--- Given information ---
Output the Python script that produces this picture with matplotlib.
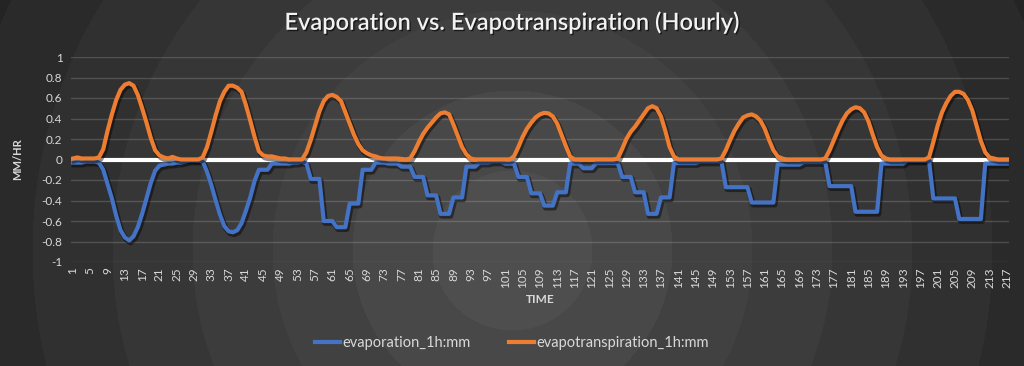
import matplotlib
matplotlib.use("Agg")
import matplotlib.pyplot as plt
import matplotlib.patheffects as pe
from matplotlib.lines import Line2D
import numpy as np

plt.rcParams["font.family"] = ["Lato", "DejaVu Sans"]

# hourly values (mm/hr), hour index 1..217
evapotranspiration = [
    0.01, 0.02, 0.01, 0.01, 0.01, 0.01, 0.02, 0.10, 0.28, 0.44, 0.58, 0.68, 0.73, 0.745, 0.72, 0.63, 0.50, 0.36, 0.21, 0.09, 0.04, 0.02, 0.01, 0.025,
    0.01, 0.00, 0.00, 0.00, 0.00, 0.00, 0.02, 0.12, 0.27, 0.43, 0.57, 0.66, 0.72, 0.72, 0.70, 0.66, 0.53, 0.38, 0.22, 0.08, 0.04, 0.03, 0.03, 0.02,
    0.01, 0.01, 0.00, 0.00, 0.00, 0.00, 0.07, 0.19, 0.33, 0.47, 0.57, 0.62, 0.63, 0.61, 0.57, 0.46, 0.35, 0.24, 0.15, 0.09, 0.06, 0.04, 0.03, 0.015,
    0.01, 0.01, 0.01, 0.01, 0.005, 0.00, 0.01, 0.08, 0.17, 0.25, 0.31, 0.36, 0.41, 0.45, 0.46, 0.44, 0.34, 0.23, 0.12, 0.05, 0.01, 0.00, 0.00, 0.00,
    0.00, 0.00, 0.00, 0.00, 0.00, 0.00, 0.03, 0.12, 0.22, 0.30, 0.36, 0.41, 0.44, 0.455, 0.45, 0.42, 0.35, 0.24, 0.13, 0.03, 0.00, 0.00, 0.00, 0.00,
    0.00, 0.00, 0.00, 0.00, 0.00, 0.00, 0.01, 0.10, 0.20, 0.27, 0.32, 0.38, 0.44, 0.50, 0.52, 0.50, 0.42, 0.28, 0.12, 0.03, 0.00, 0.00, 0.00, 0.00,
    0.00, 0.00, 0.00, 0.00, 0.00, 0.00, 0.01, 0.09, 0.19, 0.28, 0.35, 0.41, 0.43, 0.44, 0.42, 0.38, 0.30, 0.19, 0.09, 0.03, 0.01, 0.00, 0.00, 0.00,
    0.00, 0.00, 0.00, 0.00, 0.00, 0.00, 0.01, 0.09, 0.19, 0.29, 0.38, 0.45, 0.49, 0.51, 0.50, 0.46, 0.37, 0.24, 0.12, 0.04, 0.01, 0.00, 0.00, 0.00,
    0.00, 0.00, 0.00, 0.00, 0.00, 0.00, 0.02, 0.17, 0.33, 0.46, 0.55, 0.62, 0.66, 0.66, 0.64, 0.58, 0.48, 0.33, 0.18, 0.07, 0.02, 0.01, 0.00, 0.00,
    0.00,
]

evaporation = [
    -0.03, -0.03, -0.03, -0.02, -0.02, -0.02, -0.03, -0.10, -0.24, -0.38, -0.55, -0.69, -0.76, -0.79, -0.75, -0.66, -0.53, -0.38, -0.23, -0.11, -0.06, -0.05, -0.04, -0.04,
    -0.03, -0.03, -0.02, -0.01, -0.01, -0.01, -0.02, -0.12, -0.25, -0.40, -0.54, -0.65, -0.70, -0.71, -0.69, -0.62, -0.50, -0.37, -0.21, -0.10, -0.10, -0.10, -0.04, -0.04,
    -0.04, -0.04, -0.04, -0.03, -0.03, -0.02, -0.04, -0.19, -0.19, -0.19, -0.60, -0.60, -0.60, -0.66, -0.66, -0.66, -0.43, -0.43, -0.43, -0.10, -0.10, -0.10, -0.03, -0.03,
    -0.03, -0.04, -0.04, -0.04, -0.07, -0.07, -0.07, -0.17, -0.17, -0.17, -0.35, -0.35, -0.35, -0.53, -0.53, -0.53, -0.37, -0.37, -0.37, -0.07, -0.07, -0.07, -0.03, -0.03,
    -0.03, -0.02, -0.02, -0.02, -0.04, -0.04, -0.04, -0.17, -0.17, -0.17, -0.33, -0.33, -0.33, -0.45, -0.45, -0.45, -0.32, -0.32, -0.32, -0.04, -0.04, -0.04, -0.085, -0.085,
    -0.085, -0.035, -0.035, -0.035, -0.035, -0.035, -0.035, -0.17, -0.17, -0.17, -0.32, -0.32, -0.32, -0.53, -0.53, -0.53, -0.37, -0.37, -0.37, -0.035, -0.035, -0.035, -0.035, -0.035,
    -0.035, -0.02, -0.02, -0.02, -0.02, -0.02, -0.02, -0.27, -0.27, -0.27, -0.27, -0.27, -0.27, -0.42, -0.42, -0.42, -0.42, -0.42, -0.42, -0.05, -0.05, -0.05, -0.05, -0.05,
    -0.05, -0.025, -0.025, -0.025, -0.025, -0.025, -0.025, -0.26, -0.26, -0.26, -0.26, -0.26, -0.26, -0.51, -0.51, -0.51, -0.51, -0.51, -0.51, -0.04, -0.04, -0.04, -0.04, -0.04,
    -0.04, -0.01, -0.01, -0.01, -0.01, -0.01, -0.01, -0.38, -0.38, -0.38, -0.38, -0.38, -0.38, -0.58, -0.58, -0.58, -0.58, -0.58, -0.58, -0.04, -0.04, -0.04, -0.04, -0.04,
    -0.04,
]

hours = np.arange(1, len(evaporation) + 1)
y_ticks = [1, 0.8, 0.6, 0.4, 0.2, 0, -0.2, -0.4, -0.6, -0.8, -1]
y_labels = ["1", "0.8", "0.6", "0.4", "0.2", "0", "-0.2", "-0.4", "-0.6", "-0.8", "-1"]

blue = "#4472C4"
orange = "#ED7D31"
txt = "#d9d9d9"

W, H = 1024, 366
fig = plt.figure(figsize=(W / 100, H / 100), dpi=100)

# banded radial background
bg = fig.add_axes([0, 0, 1, 1])
yy, xx = np.mgrid[0:H, 0:W]
r = np.sqrt((xx - 512) ** 2 + (yy - 250) ** 2)
level = np.floor(r / 80)
shade = np.clip(78 - level * 6, 32, 90) / 255.0
bg.imshow(shade, cmap="gray", vmin=0, vmax=1, extent=(0, 1, 0, 1), aspect="auto", origin="upper")
bg.set_axis_off()

ax = fig.add_axes([70.8 / W, 104 / H, (1009 - 70.8) / W, 205 / H])
ax.set_facecolor("none")

shadow = [pe.SimpleLineShadow(offset=(1, -1.5), shadow_color="black", alpha=0.45, linewidth=4), pe.Normal()]

ax.axhline(0, color="white", lw=3, zorder=1)
ax.plot(hours, evaporation, color=blue, lw=3, zorder=3, solid_joinstyle="round", path_effects=shadow)
ax.plot(hours, evapotranspiration, color=orange, lw=3, zorder=4, solid_joinstyle="round", path_effects=shadow)

ax.set_xlim(0.5, len(hours) + 0.5)
ax.set_ylim(-1, 1)
ax.set_yticks(y_ticks)
ax.set_yticklabels(y_labels)
ax.yaxis.grid(True, color="white", alpha=0.16, lw=1)
ax.set_axisbelow(True)
ax.set_xticks(hours[::4])
ax.set_xticklabels([str(h) for h in hours[::4]], rotation=90)
ax.tick_params(axis="both", length=0, colors=txt, labelsize=8.5)
ax.tick_params(axis="x", pad=4)
ax.tick_params(axis="y", pad=6)
for s in ax.spines.values():
    s.set_visible(False)

ax.set_ylabel("MM/HR", color=txt, fontsize=8, fontweight="bold", labelpad=13)
ax.set_xlabel("TIME", color=txt, fontsize=8.5, fontweight="bold", labelpad=4)

fig.text(0.5, 1 - 22 / H, "Evaporation vs. Evapotranspiration (Hourly)", ha="center", va="center",
         color="#f2f2f2", fontsize=17, fontweight="semibold",
         path_effects=[pe.SimplePatchShadow(offset=(1, -1), shadow_rgbFace="black", alpha=0.6), pe.Normal()])

handles = [Line2D([], [], color=blue, lw=3), Line2D([], [], color=orange, lw=3)]
fig.legend(handles, ["evaporation_1h:mm", "evapotranspiration_1h:mm"], loc="center",
           bbox_to_anchor=(0.5, 1 - 343 / H), ncol=2, frameon=False, labelcolor=txt,
           fontsize=10.5, handlelength=1.7, handletextpad=0.2, columnspacing=2.6)

fig.savefig("out.png", dpi=100)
---
### Description of the task:
Starting at the top of the listing above, please restate word for word each line up to and including the one that holds "import numpy as np", omitting every image.

### Written answer:
Output the Python script that produces this picture with matplotlib.
import matplotlib
matplotlib.use("Agg")
import matplotlib.pyplot as plt
import matplotlib.patheffects as pe
from matplotlib.lines import Line2D
import numpy as np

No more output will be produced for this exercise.